**Rows:**
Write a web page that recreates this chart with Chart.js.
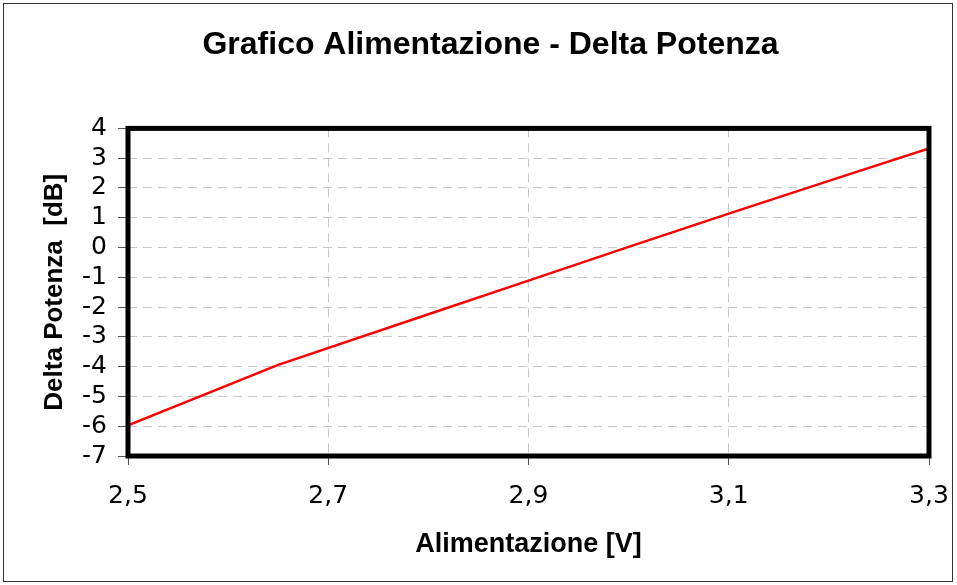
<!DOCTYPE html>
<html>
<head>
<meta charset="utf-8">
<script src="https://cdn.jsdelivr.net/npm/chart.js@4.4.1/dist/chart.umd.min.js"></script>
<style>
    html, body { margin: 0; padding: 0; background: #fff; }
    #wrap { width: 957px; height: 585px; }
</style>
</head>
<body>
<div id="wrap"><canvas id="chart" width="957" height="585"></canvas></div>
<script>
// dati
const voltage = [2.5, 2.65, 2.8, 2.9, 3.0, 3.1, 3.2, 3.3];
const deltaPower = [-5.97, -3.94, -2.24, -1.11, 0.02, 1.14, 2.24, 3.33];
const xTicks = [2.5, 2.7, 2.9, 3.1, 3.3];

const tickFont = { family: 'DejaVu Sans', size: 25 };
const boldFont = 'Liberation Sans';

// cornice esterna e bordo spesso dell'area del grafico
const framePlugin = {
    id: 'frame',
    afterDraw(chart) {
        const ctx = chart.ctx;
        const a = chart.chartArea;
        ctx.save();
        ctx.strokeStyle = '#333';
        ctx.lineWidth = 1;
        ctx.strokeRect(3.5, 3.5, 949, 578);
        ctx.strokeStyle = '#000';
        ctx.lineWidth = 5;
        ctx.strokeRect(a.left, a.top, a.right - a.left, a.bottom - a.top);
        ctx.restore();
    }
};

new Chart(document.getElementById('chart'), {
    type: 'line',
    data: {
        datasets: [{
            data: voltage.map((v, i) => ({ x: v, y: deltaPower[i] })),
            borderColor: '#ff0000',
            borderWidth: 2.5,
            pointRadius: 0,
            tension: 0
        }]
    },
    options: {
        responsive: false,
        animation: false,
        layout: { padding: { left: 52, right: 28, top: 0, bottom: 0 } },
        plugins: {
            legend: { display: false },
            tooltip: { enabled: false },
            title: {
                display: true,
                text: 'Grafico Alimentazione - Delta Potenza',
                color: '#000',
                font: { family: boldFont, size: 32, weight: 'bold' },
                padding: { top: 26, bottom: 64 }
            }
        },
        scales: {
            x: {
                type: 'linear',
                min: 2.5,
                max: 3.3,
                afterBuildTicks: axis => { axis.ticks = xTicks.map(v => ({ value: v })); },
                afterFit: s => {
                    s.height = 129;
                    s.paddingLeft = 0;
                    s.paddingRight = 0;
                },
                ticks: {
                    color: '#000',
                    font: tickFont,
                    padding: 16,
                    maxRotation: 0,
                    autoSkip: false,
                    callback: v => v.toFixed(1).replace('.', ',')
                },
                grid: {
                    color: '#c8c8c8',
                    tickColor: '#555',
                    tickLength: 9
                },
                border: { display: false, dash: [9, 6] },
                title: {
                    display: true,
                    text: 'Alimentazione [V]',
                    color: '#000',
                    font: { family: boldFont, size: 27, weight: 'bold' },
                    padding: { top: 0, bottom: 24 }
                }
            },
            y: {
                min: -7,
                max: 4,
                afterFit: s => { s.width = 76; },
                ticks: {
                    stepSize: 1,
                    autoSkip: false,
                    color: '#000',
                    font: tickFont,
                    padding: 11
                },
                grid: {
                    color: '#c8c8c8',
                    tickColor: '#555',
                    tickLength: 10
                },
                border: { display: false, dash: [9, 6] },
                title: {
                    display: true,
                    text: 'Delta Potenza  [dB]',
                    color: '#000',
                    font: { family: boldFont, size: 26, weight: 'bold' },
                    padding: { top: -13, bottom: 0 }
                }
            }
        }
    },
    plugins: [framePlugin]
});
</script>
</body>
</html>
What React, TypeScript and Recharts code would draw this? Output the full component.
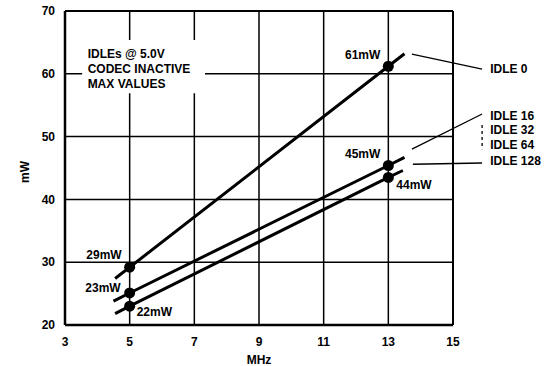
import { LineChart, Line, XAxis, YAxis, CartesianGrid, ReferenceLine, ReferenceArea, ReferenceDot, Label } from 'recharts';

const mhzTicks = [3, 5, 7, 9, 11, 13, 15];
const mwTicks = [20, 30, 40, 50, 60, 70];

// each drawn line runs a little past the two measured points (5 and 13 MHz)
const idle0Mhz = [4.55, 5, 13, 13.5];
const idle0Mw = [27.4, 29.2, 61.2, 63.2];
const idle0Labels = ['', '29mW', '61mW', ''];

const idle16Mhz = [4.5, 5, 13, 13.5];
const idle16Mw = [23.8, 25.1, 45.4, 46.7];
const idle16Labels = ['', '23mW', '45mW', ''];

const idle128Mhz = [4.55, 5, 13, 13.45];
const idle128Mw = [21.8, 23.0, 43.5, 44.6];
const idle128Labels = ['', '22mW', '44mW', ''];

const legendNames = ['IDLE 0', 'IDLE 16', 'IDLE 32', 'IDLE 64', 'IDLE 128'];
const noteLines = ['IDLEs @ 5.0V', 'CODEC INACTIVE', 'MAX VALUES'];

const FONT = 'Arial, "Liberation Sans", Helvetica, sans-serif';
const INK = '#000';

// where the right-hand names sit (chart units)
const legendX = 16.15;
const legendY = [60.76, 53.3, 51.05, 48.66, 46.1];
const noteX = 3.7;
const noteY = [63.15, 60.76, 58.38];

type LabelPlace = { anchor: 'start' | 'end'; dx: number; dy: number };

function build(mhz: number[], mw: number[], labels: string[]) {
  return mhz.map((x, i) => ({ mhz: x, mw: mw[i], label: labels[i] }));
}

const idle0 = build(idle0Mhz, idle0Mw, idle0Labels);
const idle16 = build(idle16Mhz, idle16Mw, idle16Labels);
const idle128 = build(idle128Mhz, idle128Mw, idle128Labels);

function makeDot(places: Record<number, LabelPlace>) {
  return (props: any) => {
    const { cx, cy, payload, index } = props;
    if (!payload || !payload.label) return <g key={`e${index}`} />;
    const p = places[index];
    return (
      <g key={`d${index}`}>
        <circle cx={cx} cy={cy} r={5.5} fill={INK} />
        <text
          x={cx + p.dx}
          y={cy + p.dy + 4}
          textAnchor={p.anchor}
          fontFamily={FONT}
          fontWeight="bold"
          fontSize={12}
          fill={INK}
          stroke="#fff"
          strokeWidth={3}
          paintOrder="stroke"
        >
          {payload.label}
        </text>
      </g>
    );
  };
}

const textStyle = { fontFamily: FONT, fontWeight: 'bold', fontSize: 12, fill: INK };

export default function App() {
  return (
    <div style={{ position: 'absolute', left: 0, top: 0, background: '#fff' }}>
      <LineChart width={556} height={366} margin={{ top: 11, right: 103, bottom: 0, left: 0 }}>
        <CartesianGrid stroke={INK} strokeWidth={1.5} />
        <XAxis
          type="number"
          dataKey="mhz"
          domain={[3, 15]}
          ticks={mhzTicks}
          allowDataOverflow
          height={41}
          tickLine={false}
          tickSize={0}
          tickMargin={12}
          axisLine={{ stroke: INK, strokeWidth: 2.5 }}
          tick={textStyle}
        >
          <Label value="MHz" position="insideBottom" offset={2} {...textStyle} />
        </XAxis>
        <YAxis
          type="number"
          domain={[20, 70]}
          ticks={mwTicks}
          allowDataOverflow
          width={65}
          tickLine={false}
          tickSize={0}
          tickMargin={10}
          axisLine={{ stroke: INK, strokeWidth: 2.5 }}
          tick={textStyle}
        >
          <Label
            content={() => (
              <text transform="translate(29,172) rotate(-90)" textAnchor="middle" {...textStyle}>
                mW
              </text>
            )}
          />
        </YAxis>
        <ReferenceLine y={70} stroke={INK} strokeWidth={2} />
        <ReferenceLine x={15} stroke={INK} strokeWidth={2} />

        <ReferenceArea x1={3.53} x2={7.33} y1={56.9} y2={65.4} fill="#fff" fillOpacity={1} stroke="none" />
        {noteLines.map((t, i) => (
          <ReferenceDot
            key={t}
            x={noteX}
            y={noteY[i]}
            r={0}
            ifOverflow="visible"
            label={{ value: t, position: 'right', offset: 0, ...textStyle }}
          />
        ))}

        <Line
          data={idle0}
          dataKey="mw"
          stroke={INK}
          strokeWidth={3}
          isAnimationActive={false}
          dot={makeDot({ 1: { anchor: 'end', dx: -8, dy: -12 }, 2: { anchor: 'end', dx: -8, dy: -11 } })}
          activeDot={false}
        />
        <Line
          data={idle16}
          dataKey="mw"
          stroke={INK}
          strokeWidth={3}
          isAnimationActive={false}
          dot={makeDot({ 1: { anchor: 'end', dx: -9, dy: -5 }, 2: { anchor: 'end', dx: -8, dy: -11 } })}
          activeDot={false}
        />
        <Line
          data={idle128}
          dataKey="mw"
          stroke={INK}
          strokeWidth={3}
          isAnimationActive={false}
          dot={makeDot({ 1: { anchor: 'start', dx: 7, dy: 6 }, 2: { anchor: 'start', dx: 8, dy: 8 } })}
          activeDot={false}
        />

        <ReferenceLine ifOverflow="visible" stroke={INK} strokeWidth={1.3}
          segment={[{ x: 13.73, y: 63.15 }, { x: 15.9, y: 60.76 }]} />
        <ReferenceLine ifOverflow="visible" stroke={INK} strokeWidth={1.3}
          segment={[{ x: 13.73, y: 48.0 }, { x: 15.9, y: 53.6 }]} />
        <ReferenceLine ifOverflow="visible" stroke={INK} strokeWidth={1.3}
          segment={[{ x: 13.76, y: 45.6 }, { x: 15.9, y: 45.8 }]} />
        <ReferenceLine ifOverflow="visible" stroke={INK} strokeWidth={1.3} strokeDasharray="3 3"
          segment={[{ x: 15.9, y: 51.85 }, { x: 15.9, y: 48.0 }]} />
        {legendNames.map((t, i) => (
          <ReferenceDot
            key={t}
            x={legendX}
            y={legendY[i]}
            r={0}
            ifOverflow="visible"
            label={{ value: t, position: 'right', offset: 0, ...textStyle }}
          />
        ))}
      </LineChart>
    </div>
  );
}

**Task:** From the listing above, collect every line that mentions the word "this".

**Correct response:**
Write a web page that recreates this chart with Chart.js.
What React, TypeScript and Recharts code would draw this? Output the full component.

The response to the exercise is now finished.